#### Short exercise:
Leaving out every picture, quote the data below exactly as it appears.

### Supplied material ###

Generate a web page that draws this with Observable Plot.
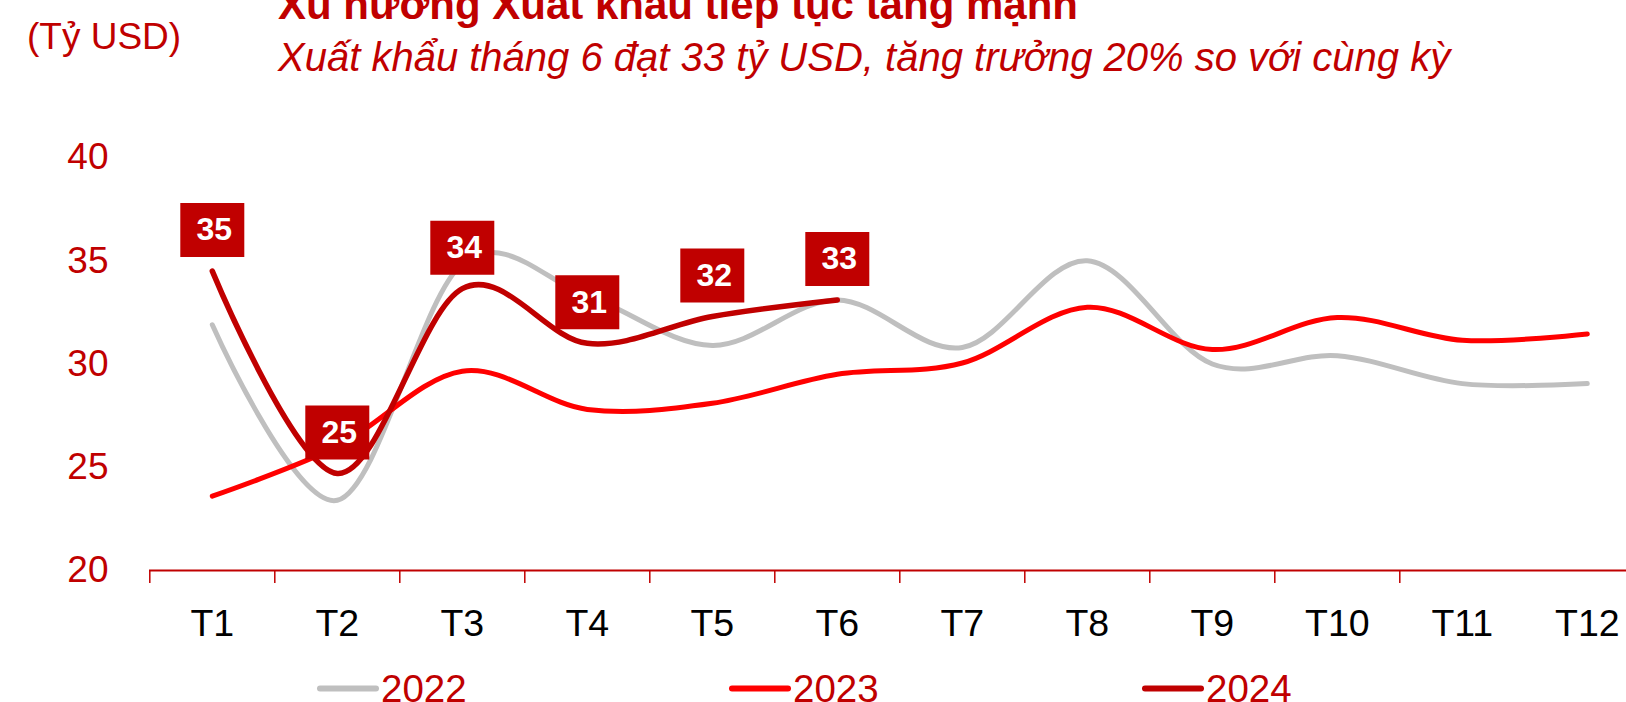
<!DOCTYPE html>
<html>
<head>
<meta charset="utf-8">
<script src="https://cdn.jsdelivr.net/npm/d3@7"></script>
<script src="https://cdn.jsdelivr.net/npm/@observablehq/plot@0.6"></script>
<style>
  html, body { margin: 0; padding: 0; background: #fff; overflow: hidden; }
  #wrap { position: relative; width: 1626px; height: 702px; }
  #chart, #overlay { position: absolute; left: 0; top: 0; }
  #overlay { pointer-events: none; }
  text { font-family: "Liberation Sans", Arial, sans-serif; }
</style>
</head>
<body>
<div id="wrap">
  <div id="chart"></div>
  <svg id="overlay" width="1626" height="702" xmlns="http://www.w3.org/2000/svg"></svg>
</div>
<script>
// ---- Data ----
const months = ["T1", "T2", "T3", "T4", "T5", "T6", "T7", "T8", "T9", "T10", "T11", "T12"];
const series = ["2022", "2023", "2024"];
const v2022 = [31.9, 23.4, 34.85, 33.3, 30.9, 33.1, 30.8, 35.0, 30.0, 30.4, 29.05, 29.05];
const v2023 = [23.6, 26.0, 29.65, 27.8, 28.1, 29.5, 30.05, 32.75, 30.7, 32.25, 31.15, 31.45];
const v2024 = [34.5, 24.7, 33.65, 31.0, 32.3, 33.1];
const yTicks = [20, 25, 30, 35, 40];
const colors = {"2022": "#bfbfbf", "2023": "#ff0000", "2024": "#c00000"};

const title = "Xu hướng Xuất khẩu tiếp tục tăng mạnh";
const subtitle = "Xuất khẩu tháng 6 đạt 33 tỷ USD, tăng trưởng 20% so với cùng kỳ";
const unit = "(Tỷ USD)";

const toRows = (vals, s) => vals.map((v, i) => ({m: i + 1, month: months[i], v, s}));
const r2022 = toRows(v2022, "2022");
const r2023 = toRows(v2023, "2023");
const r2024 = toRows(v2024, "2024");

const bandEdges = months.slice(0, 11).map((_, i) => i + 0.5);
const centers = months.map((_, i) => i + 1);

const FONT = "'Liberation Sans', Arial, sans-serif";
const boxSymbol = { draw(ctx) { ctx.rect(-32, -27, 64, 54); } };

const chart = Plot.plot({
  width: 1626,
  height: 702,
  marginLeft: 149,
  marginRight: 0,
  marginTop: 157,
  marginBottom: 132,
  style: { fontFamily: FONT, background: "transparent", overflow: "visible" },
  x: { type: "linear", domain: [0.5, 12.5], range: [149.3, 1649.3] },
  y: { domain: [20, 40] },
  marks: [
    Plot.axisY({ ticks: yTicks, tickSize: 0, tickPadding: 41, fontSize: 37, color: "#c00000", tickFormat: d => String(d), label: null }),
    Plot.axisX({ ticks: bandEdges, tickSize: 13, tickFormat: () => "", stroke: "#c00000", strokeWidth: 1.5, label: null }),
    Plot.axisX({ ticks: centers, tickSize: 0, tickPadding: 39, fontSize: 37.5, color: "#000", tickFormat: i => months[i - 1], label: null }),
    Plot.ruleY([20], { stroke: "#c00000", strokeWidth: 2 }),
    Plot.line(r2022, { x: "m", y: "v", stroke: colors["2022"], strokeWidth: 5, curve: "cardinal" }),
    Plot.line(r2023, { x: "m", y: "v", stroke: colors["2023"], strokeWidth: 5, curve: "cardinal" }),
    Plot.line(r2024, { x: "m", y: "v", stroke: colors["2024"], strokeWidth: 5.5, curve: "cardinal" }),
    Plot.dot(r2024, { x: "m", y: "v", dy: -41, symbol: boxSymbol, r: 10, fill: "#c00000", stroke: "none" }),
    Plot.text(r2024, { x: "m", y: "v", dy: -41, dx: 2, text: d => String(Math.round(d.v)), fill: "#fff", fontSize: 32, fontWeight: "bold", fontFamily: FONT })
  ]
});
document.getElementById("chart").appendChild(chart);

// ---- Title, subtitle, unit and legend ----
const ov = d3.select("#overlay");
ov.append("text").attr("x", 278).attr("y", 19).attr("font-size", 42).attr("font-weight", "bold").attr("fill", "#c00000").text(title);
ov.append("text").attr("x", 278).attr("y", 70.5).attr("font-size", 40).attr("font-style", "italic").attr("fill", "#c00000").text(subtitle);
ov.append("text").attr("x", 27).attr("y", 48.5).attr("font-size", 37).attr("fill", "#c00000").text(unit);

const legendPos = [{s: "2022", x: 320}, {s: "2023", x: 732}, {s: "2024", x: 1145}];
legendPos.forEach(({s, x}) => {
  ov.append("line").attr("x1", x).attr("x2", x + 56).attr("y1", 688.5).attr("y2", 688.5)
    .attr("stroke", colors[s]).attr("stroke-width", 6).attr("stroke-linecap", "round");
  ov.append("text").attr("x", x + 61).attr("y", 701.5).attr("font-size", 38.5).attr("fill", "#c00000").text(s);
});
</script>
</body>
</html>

###

#### Expected answer:
Generate a web page that draws this with Observable Plot.
<!DOCTYPE html>
<html>
<head>
<meta charset="utf-8">
<script src="https://cdn.jsdelivr.net/npm/d3@7"></script>
<script src="https://cdn.jsdelivr.net/npm/@observablehq/plot@0.6"></script>
<style>
  html, body { margin: 0; padding: 0; background: #fff; overflow: hidden; }
  #wrap { position: relative; width: 1626px; height: 702px; }
  #chart, #overlay { position: absolute; left: 0; top: 0; }
  #overlay { pointer-events: none; }
  text { font-family: "Liberation Sans", Arial, sans-serif; }
</style>
</head>
<body>
<div id="wrap">
  <div id="chart"></div>
  <svg id="overlay" width="1626" height="702" xmlns="http://www.w3.org/2000/svg"></svg>
</div>
<script>
// ---- Data ----
const months = ["T1", "T2", "T3", "T4", "T5", "T6", "T7", "T8", "T9", "T10", "T11", "T12"];
const series = ["2022", "2023", "2024"];
const v2022 = [31.9, 23.4, 34.85, 33.3, 30.9, 33.1, 30.8, 35.0, 30.0, 30.4, 29.05, 29.05];
const v2023 = [23.6, 26.0, 29.65, 27.8, 28.1, 29.5, 30.05, 32.75, 30.7, 32.25, 31.15, 31.45];
const v2024 = [34.5, 24.7, 33.65, 31.0, 32.3, 33.1];
const yTicks = [20, 25, 30, 35, 40];
const colors = {"2022": "#bfbfbf", "2023": "#ff0000", "2024": "#c00000"};

const title = "Xu hướng Xuất khẩu tiếp tục tăng mạnh";
const subtitle = "Xuất khẩu tháng 6 đạt 33 tỷ USD, tăng trưởng 20% so với cùng kỳ";
const unit = "(Tỷ USD)";

const toRows = (vals, s) => vals.map((v, i) => ({m: i + 1, month: months[i], v, s}));
const r2022 = toRows(v2022, "2022");
const r2023 = toRows(v2023, "2023");
const r2024 = toRows(v2024, "2024");

const bandEdges = months.slice(0, 11).map((_, i) => i + 0.5);
const centers = months.map((_, i) => i + 1);

const FONT = "'Liberation Sans', Arial, sans-serif";
const boxSymbol = { draw(ctx) { ctx.rect(-32, -27, 64, 54); } };

const chart = Plot.plot({
  width: 1626,
  height: 702,
  marginLeft: 149,
  marginRight: 0,
  marginTop: 157,
  marginBottom: 132,
  style: { fontFamily: FONT, background: "transparent", overflow: "visible" },
  x: { type: "linear", domain: [0.5, 12.5], range: [149.3, 1649.3] },
  y: { domain: [20, 40] },
  marks: [
    Plot.axisY({ ticks: yTicks, tickSize: 0, tickPadding: 41, fontSize: 37, color: "#c00000", tickFormat: d => String(d), label: null }),
    Plot.axisX({ ticks: bandEdges, tickSize: 13, tickFormat: () => "", stroke: "#c00000", strokeWidth: 1.5, label: null }),
    Plot.axisX({ ticks: centers, tickSize: 0, tickPadding: 39, fontSize: 37.5, color: "#000", tickFormat: i => months[i - 1], label: null }),
    Plot.ruleY([20], { stroke: "#c00000", strokeWidth: 2 }),
    Plot.line(r2022, { x: "m", y: "v", stroke: colors["2022"], strokeWidth: 5, curve: "cardinal" }),
    Plot.line(r2023, { x: "m", y: "v", stroke: colors["2023"], strokeWidth: 5, curve: "cardinal" }),
    Plot.line(r2024, { x: "m", y: "v", stroke: colors["2024"], strokeWidth: 5.5, curve: "cardinal" }),
    Plot.dot(r2024, { x: "m", y: "v", dy: -41, symbol: boxSymbol, r: 10, fill: "#c00000", stroke: "none" }),
    Plot.text(r2024, { x: "m", y: "v", dy: -41, dx: 2, text: d => String(Math.round(d.v)), fill: "#fff", fontSize: 32, fontWeight: "bold", fontFamily: FONT })
  ]
});
document.getElementById("chart").appendChild(chart);

// ---- Title, subtitle, unit and legend ----
const ov = d3.select("#overlay");
ov.append("text").attr("x", 278).attr("y", 19).attr("font-size", 42).attr("font-weight", "bold").attr("fill", "#c00000").text(title);
ov.append("text").attr("x", 278).attr("y", 70.5).attr("font-size", 40).attr("font-style", "italic").attr("fill", "#c00000").text(subtitle);
ov.append("text").attr("x", 27).attr("y", 48.5).attr("font-size", 37).attr("fill", "#c00000").text(unit);

const legendPos = [{s: "2022", x: 320}, {s: "2023", x: 732}, {s: "2024", x: 1145}];
legendPos.forEach(({s, x}) => {
  ov.append("line").attr("x1", x).attr("x2", x + 56).attr("y1", 688.5).attr("y2", 688.5)
    .attr("stroke", colors[s]).attr("stroke-width", 6).attr("stroke-linecap", "round");
  ov.append("text").attr("x", x + 61).attr("y", 701.5).attr("font-size", 38.5).attr("fill", "#c00000").text(s);
});
</script>
</body>
</html>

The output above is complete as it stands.